TASK DESCRIPTION:
Do not copy the pictures; transcribe all other material exactly.

DATASET EXCERPT:
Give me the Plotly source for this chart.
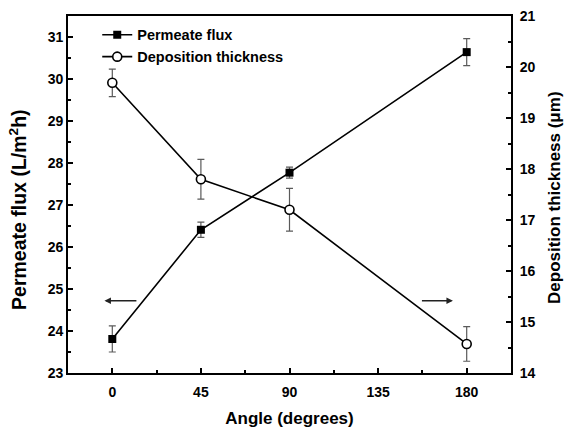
import plotly.graph_objects as go

angles = [0, 45, 90, 180]
flux = [23.81, 26.41, 27.77, 30.64]
flux_err = [0.31, 0.18, 0.13, 0.32]
thickness = [19.69, 17.80, 17.20, 14.57]
thickness_err = [0.27, 0.39, 0.42, 0.34]
x_ticks = [0, 45, 90, 135, 180]
y1_ticks = [23, 24, 25, 26, 27, 28, 29, 30, 31]
y2_ticks = [14, 15, 16, 17, 18, 19, 20, 21]

FONT = "Liberation Sans, Arial, sans-serif"
ERR = "#5a5a5a"

fig = go.Figure()
fig.add_trace(go.Scatter(
    x=angles, y=flux, name="Permeate flux", mode="lines+markers",
    line=dict(color="black", width=1.6),
    marker=dict(symbol="square", size=8, color="black"),
    error_y=dict(type="data", array=flux_err, color=ERR, thickness=1.2, width=3.5),
    yaxis="y"))
fig.add_trace(go.Scatter(
    x=angles, y=thickness, name="Deposition thickness", mode="lines+markers",
    line=dict(color="black", width=1.6),
    marker=dict(symbol="circle", size=9, color="white", line=dict(color="black", width=1.6)),
    error_y=dict(type="data", array=thickness_err, color=ERR, thickness=1.2, width=3.5),
    yaxis="y2"))

axis_common = dict(showgrid=False, zeroline=False, showline=True, linecolor="black",
                   linewidth=1.7, ticks="inside", ticklen=5, tickwidth=1.5, tickcolor="black",
                   automargin=False,
                   tickfont=dict(family=FONT, size=14, color="black", weight="bold"))

fig.update_layout(
    width=566, height=429,
    margin=dict(l=68, r=55, t=16, b=56),
    paper_bgcolor="white", plot_bgcolor="white",
    showlegend=True,
    legend=dict(x=0.066, y=0.992, xanchor="left", yanchor="top", bgcolor="rgba(0,0,0,0)",
                font=dict(family=FONT, size=14.5, color="black", weight="bold"),
                tracegroupgap=0),
    xaxis=dict(range=[-22.5, 202.5], tickvals=x_ticks, mirror=True, ticklabelstandoff=5,
               minor=dict(ticks="inside", ticklen=3, tickwidth=1.5, tickcolor="black", tick0=22.5, dtick=45),
               title=dict(text="Angle (degrees)", font=dict(family=FONT, size=17, color="black", weight="bold"), standoff=13),
               **axis_common),
    yaxis=dict(range=[23, 31.5], tickvals=y1_ticks,
               minor=dict(ticks="inside", ticklen=3, tickwidth=1.5, tickcolor="black", tick0=23.5, dtick=1),
               **axis_common),
    yaxis2=dict(range=[14, 21], tickvals=y2_ticks, overlaying="y", side="right", ticklabelstandoff=4,
                minor=dict(ticks="inside", ticklen=3, tickwidth=1.5, tickcolor="black", tick0=14.5, dtick=1),
                **axis_common),
    annotations=[
        dict(x=-4, y=24.72, ax=13, ay=24.72, xref="x", yref="y", axref="x", ayref="y",
             text="", showarrow=True, arrowhead=2, arrowsize=1, arrowwidth=1.3, arrowcolor="#222222"),
        dict(x=173, y=24.72, ax=156.5, ay=24.72, xref="x", yref="y", axref="x", ayref="y",
             text="", showarrow=True, arrowhead=2, arrowsize=1, arrowwidth=1.3, arrowcolor="#222222"),
        dict(text="Permeate flux (L/m<sup>2</sup>h)", xref="paper", yref="paper",
             x=-0.1127, y=0.457, xanchor="center", yanchor="middle", textangle=-90, showarrow=False,
             font=dict(family=FONT, size=19.5, color="black", weight="bold")),
        dict(text="Deposition thickness (μm)", xref="paper", yref="paper",
             x=1.0993, y=0.493, xanchor="center", yanchor="middle", textangle=-90, showarrow=False,
             font=dict(family=FONT, size=17, color="black", weight="bold")),
    ],
)

fig.write_html("out.html")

TASK ANSWER:
Give me the Plotly source for this chart.
import plotly.graph_objects as go

angles = [0, 45, 90, 180]
flux = [23.81, 26.41, 27.77, 30.64]
flux_err = [0.31, 0.18, 0.13, 0.32]
thickness = [19.69, 17.80, 17.20, 14.57]
thickness_err = [0.27, 0.39, 0.42, 0.34]
x_ticks = [0, 45, 90, 135, 180]
y1_ticks = [23, 24, 25, 26, 27, 28, 29, 30, 31]
y2_ticks = [14, 15, 16, 17, 18, 19, 20, 21]

FONT = "Liberation Sans, Arial, sans-serif"
ERR = "#5a5a5a"

fig = go.Figure()
fig.add_trace(go.Scatter(
    x=angles, y=flux, name="Permeate flux", mode="lines+markers",
    line=dict(color="black", width=1.6),
    marker=dict(symbol="square", size=8, color="black"),
    error_y=dict(type="data", array=flux_err, color=ERR, thickness=1.2, width=3.5),
    yaxis="y"))
fig.add_trace(go.Scatter(
    x=angles, y=thickness, name="Deposition thickness", mode="lines+markers",
    line=dict(color="black", width=1.6),
    marker=dict(symbol="circle", size=9, color="white", line=dict(color="black", width=1.6)),
    error_y=dict(type="data", array=thickness_err, color=ERR, thickness=1.2, width=3.5),
    yaxis="y2"))

axis_common = dict(showgrid=False, zeroline=False, showline=True, linecolor="black",
                   linewidth=1.7, ticks="inside", ticklen=5, tickwidth=1.5, tickcolor="black",
                   automargin=False,
                   tickfont=dict(family=FONT, size=14, color="black", weight="bold"))

fig.update_layout(
    width=566, height=429,
    margin=dict(l=68, r=55, t=16, b=56),
    paper_bgcolor="white", plot_bgcolor="white",
    showlegend=True,
    legend=dict(x=0.066, y=0.992, xanchor="left", yanchor="top", bgcolor="rgba(0,0,0,0)",
                font=dict(family=FONT, size=14.5, color="black", weight="bold"),
                tracegroupgap=0),
    xaxis=dict(range=[-22.5, 202.5], tickvals=x_ticks, mirror=True, ticklabelstandoff=5,
               minor=dict(ticks="inside", ticklen=3, tickwidth=1.5, tickcolor="black", tick0=22.5, dtick=45),
               title=dict(text="Angle (degrees)", font=dict(family=FONT, size=17, color="black", weight="bold"), standoff=13),
               **axis_common),
    yaxis=dict(range=[23, 31.5], tickvals=y1_ticks,
               minor=dict(ticks="inside", ticklen=3, tickwidth=1.5, tickcolor="black", tick0=23.5, dtick=1),
               **axis_common),
    yaxis2=dict(range=[14, 21], tickvals=y2_ticks, overlaying="y", side="right", ticklabelstandoff=4,
                minor=dict(ticks="inside", ticklen=3, tickwidth=1.5, tickcolor="black", tick0=14.5, dtick=1),
                **axis_common),
    annotations=[
        dict(x=-4, y=24.72, ax=13, ay=24.72, xref="x", yref="y", axref="x", ayref="y",
             text="", showarrow=True, arrowhead=2, arrowsize=1, arrowwidth=1.3, arrowcolor="#222222"),
        dict(x=173, y=24.72, ax=156.5, ay=24.72, xref="x", yref="y", axref="x", ayref="y",
             text="", showarrow=True, arrowhead=2, arrowsize=1, arrowwidth=1.3, arrowcolor="#222222"),
        dict(text="Permeate flux (L/m<sup>2</sup>h)", xref="paper", yref="paper",
             x=-0.1127, y=0.457, xanchor="center", yanchor="middle", textangle=-90, showarrow=False,
             font=dict(family=FONT, size=19.5, color="black", weight="bold")),
        dict(text="Deposition thickness (μm)", xref="paper", yref="paper",
             x=1.0993, y=0.493, xanchor="center", yanchor="middle", textangle=-90, showarrow=False,
             font=dict(family=FONT, size=17, color="black", weight="bold")),
    ],
)

fig.write_html("out.html")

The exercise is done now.